— Begin —

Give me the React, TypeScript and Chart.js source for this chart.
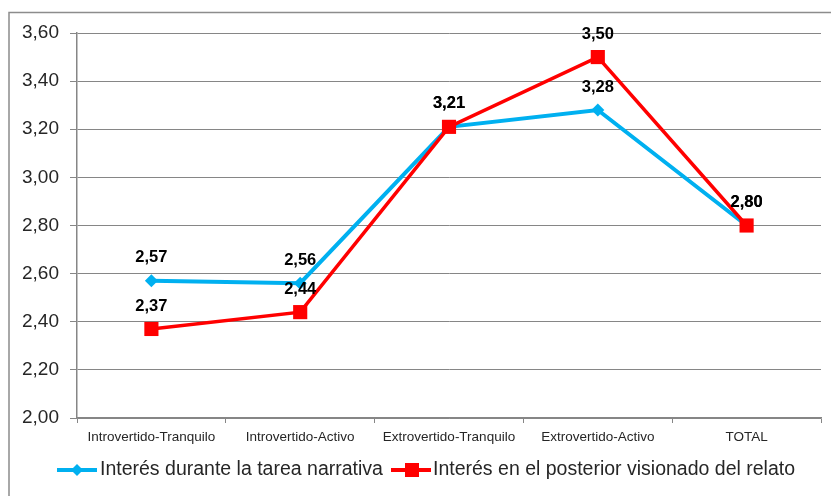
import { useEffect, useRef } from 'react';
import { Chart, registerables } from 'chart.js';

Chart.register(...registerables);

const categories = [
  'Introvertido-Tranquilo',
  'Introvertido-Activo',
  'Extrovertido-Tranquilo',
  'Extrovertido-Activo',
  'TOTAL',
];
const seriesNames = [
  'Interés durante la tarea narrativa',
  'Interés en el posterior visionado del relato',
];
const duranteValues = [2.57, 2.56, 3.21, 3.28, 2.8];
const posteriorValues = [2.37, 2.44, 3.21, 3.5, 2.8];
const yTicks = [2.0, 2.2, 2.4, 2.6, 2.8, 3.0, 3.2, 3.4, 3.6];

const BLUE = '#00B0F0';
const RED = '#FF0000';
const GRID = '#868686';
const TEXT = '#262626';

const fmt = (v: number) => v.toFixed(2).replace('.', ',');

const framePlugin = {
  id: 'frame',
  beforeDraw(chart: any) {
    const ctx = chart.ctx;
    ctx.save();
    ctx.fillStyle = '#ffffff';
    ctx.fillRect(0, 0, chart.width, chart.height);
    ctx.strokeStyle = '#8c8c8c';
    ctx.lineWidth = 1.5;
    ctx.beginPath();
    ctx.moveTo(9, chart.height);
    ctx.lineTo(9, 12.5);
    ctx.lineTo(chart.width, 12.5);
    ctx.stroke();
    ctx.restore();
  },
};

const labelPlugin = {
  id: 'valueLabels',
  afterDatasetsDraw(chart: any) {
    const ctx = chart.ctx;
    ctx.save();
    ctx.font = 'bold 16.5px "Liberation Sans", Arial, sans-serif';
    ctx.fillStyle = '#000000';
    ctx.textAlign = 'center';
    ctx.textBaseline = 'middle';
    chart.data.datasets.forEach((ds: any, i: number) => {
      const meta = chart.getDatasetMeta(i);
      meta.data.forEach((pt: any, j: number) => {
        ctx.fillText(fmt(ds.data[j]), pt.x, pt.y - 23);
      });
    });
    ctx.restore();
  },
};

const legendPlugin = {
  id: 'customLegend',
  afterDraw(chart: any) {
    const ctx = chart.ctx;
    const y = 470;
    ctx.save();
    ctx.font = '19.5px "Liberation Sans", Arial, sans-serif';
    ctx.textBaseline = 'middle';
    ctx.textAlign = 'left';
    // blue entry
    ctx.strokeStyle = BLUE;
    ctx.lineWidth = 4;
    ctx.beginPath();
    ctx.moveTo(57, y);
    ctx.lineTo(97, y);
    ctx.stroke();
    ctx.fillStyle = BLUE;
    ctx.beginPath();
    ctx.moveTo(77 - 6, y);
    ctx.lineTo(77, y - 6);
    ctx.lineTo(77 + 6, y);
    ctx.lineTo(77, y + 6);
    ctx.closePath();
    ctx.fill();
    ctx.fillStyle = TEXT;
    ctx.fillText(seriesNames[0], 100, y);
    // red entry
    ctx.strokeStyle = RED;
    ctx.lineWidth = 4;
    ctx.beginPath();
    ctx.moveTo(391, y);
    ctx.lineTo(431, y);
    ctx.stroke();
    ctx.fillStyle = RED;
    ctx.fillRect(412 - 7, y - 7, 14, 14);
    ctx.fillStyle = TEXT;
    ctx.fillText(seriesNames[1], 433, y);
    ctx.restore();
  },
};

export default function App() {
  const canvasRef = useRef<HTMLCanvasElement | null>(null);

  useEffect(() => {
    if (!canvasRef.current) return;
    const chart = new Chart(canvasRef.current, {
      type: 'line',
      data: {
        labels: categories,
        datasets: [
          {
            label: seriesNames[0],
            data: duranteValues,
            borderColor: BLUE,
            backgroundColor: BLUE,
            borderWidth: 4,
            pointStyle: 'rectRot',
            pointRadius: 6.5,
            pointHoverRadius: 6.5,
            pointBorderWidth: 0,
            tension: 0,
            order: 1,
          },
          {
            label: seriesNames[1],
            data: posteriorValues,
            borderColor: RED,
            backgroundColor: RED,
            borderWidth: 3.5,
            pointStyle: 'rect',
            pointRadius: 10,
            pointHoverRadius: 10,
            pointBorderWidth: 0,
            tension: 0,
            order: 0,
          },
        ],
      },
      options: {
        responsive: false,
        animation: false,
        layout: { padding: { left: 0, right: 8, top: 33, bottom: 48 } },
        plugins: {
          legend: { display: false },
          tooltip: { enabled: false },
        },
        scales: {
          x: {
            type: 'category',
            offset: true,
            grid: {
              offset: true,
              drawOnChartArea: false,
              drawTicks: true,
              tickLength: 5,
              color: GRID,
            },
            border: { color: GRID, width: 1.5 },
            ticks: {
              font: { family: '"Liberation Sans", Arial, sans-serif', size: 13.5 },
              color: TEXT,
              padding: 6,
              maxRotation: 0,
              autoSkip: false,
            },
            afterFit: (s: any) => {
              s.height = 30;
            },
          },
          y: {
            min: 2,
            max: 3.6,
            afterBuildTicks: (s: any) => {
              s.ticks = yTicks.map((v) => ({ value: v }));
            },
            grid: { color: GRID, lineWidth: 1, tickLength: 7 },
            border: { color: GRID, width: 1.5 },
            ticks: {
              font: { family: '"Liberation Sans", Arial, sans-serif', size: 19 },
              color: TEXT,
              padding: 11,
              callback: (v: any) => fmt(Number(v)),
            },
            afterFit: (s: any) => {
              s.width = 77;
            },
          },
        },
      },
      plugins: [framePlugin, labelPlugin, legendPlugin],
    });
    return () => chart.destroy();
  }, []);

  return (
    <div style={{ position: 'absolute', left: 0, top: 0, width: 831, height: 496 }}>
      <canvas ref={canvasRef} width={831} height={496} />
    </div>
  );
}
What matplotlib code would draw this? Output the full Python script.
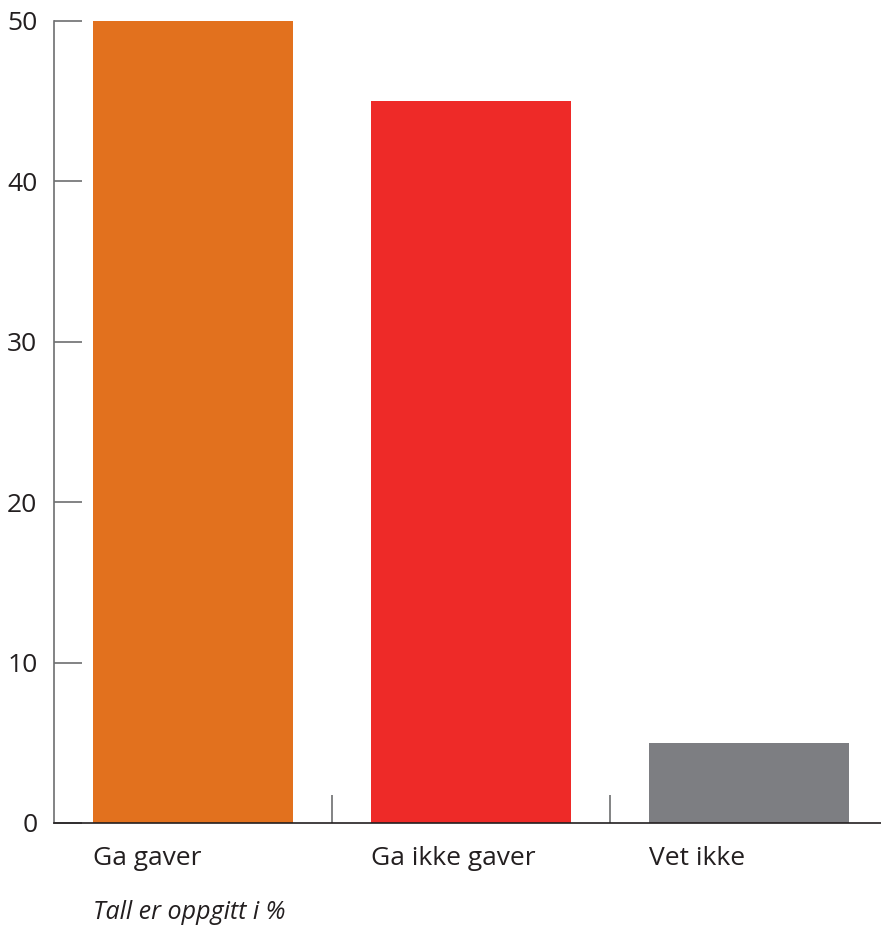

— End —

YOUR INSTRUCTIONS - The data above should be repeated exactly, minus any pictures.

RESULT -
Give me the React, TypeScript and Chart.js source for this chart.
import { useEffect, useRef } from 'react';
import { Chart, registerables } from 'chart.js';

Chart.register(...registerables);

const categories = [
  'Introvertido-Tranquilo',
  'Introvertido-Activo',
  'Extrovertido-Tranquilo',
  'Extrovertido-Activo',
  'TOTAL',
];
const seriesNames = [
  'Interés durante la tarea narrativa',
  'Interés en el posterior visionado del relato',
];
const duranteValues = [2.57, 2.56, 3.21, 3.28, 2.8];
const posteriorValues = [2.37, 2.44, 3.21, 3.5, 2.8];
const yTicks = [2.0, 2.2, 2.4, 2.6, 2.8, 3.0, 3.2, 3.4, 3.6];

const BLUE = '#00B0F0';
const RED = '#FF0000';
const GRID = '#868686';
const TEXT = '#262626';

const fmt = (v: number) => v.toFixed(2).replace('.', ',');

const framePlugin = {
  id: 'frame',
  beforeDraw(chart: any) {
    const ctx = chart.ctx;
    ctx.save();
    ctx.fillStyle = '#ffffff';
    ctx.fillRect(0, 0, chart.width, chart.height);
    ctx.strokeStyle = '#8c8c8c';
    ctx.lineWidth = 1.5;
    ctx.beginPath();
    ctx.moveTo(9, chart.height);
    ctx.lineTo(9, 12.5);
    ctx.lineTo(chart.width, 12.5);
    ctx.stroke();
    ctx.restore();
  },
};

const labelPlugin = {
  id: 'valueLabels',
  afterDatasetsDraw(chart: any) {
    const ctx = chart.ctx;
    ctx.save();
    ctx.font = 'bold 16.5px "Liberation Sans", Arial, sans-serif';
    ctx.fillStyle = '#000000';
    ctx.textAlign = 'center';
    ctx.textBaseline = 'middle';
    chart.data.datasets.forEach((ds: any, i: number) => {
      const meta = chart.getDatasetMeta(i);
      meta.data.forEach((pt: any, j: number) => {
        ctx.fillText(fmt(ds.data[j]), pt.x, pt.y - 23);
      });
    });
    ctx.restore();
  },
};

const legendPlugin = {
  id: 'customLegend',
  afterDraw(chart: any) {
    const ctx = chart.ctx;
    const y = 470;
    ctx.save();
    ctx.font = '19.5px "Liberation Sans", Arial, sans-serif';
    ctx.textBaseline = 'middle';
    ctx.textAlign = 'left';
    // blue entry
    ctx.strokeStyle = BLUE;
    ctx.lineWidth = 4;
    ctx.beginPath();
    ctx.moveTo(57, y);
    ctx.lineTo(97, y);
    ctx.stroke();
    ctx.fillStyle = BLUE;
    ctx.beginPath();
    ctx.moveTo(77 - 6, y);
    ctx.lineTo(77, y - 6);
    ctx.lineTo(77 + 6, y);
    ctx.lineTo(77, y + 6);
    ctx.closePath();
    ctx.fill();
    ctx.fillStyle = TEXT;
    ctx.fillText(seriesNames[0], 100, y);
    // red entry
    ctx.strokeStyle = RED;
    ctx.lineWidth = 4;
    ctx.beginPath();
    ctx.moveTo(391, y);
    ctx.lineTo(431, y);
    ctx.stroke();
    ctx.fillStyle = RED;
    ctx.fillRect(412 - 7, y - 7, 14, 14);
    ctx.fillStyle = TEXT;
    ctx.fillText(seriesNames[1], 433, y);
    ctx.restore();
  },
};

export default function App() {
  const canvasRef = useRef<HTMLCanvasElement | null>(null);

  useEffect(() => {
    if (!canvasRef.current) return;
    const chart = new Chart(canvasRef.current, {
      type: 'line',
      data: {
        labels: categories,
        datasets: [
          {
            label: seriesNames[0],
            data: duranteValues,
            borderColor: BLUE,
            backgroundColor: BLUE,
            borderWidth: 4,
            pointStyle: 'rectRot',
            pointRadius: 6.5,
            pointHoverRadius: 6.5,
            pointBorderWidth: 0,
            tension: 0,
            order: 1,
          },
          {
            label: seriesNames[1],
            data: posteriorValues,
            borderColor: RED,
            backgroundColor: RED,
            borderWidth: 3.5,
            pointStyle: 'rect',
            pointRadius: 10,
            pointHoverRadius: 10,
            pointBorderWidth: 0,
            tension: 0,
            order: 0,
          },
        ],
      },
      options: {
        responsive: false,
        animation: false,
        layout: { padding: { left: 0, right: 8, top: 33, bottom: 48 } },
        plugins: {
          legend: { display: false },
          tooltip: { enabled: false },
        },
        scales: {
          x: {
            type: 'category',
            offset: true,
            grid: {
              offset: true,
              drawOnChartArea: false,
              drawTicks: true,
              tickLength: 5,
              color: GRID,
            },
            border: { color: GRID, width: 1.5 },
            ticks: {
              font: { family: '"Liberation Sans", Arial, sans-serif', size: 13.5 },
              color: TEXT,
              padding: 6,
              maxRotation: 0,
              autoSkip: false,
            },
            afterFit: (s: any) => {
              s.height = 30;
            },
          },
          y: {
            min: 2,
            max: 3.6,
            afterBuildTicks: (s: any) => {
              s.ticks = yTicks.map((v) => ({ value: v }));
            },
            grid: { color: GRID, lineWidth: 1, tickLength: 7 },
            border: { color: GRID, width: 1.5 },
            ticks: {
              font: { family: '"Liberation Sans", Arial, sans-serif', size: 19 },
              color: TEXT,
              padding: 11,
              callback: (v: any) => fmt(Number(v)),
            },
            afterFit: (s: any) => {
              s.width = 77;
            },
          },
        },
      },
      plugins: [framePlugin, labelPlugin, legendPlugin],
    });
    return () => chart.destroy();
  }, []);

  return (
    <div style={{ position: 'absolute', left: 0, top: 0, width: 831, height: 496 }}>
      <canvas ref={canvasRef} width={831} height={496} />
    </div>
  );
}
What matplotlib code would draw this? Output the full Python script.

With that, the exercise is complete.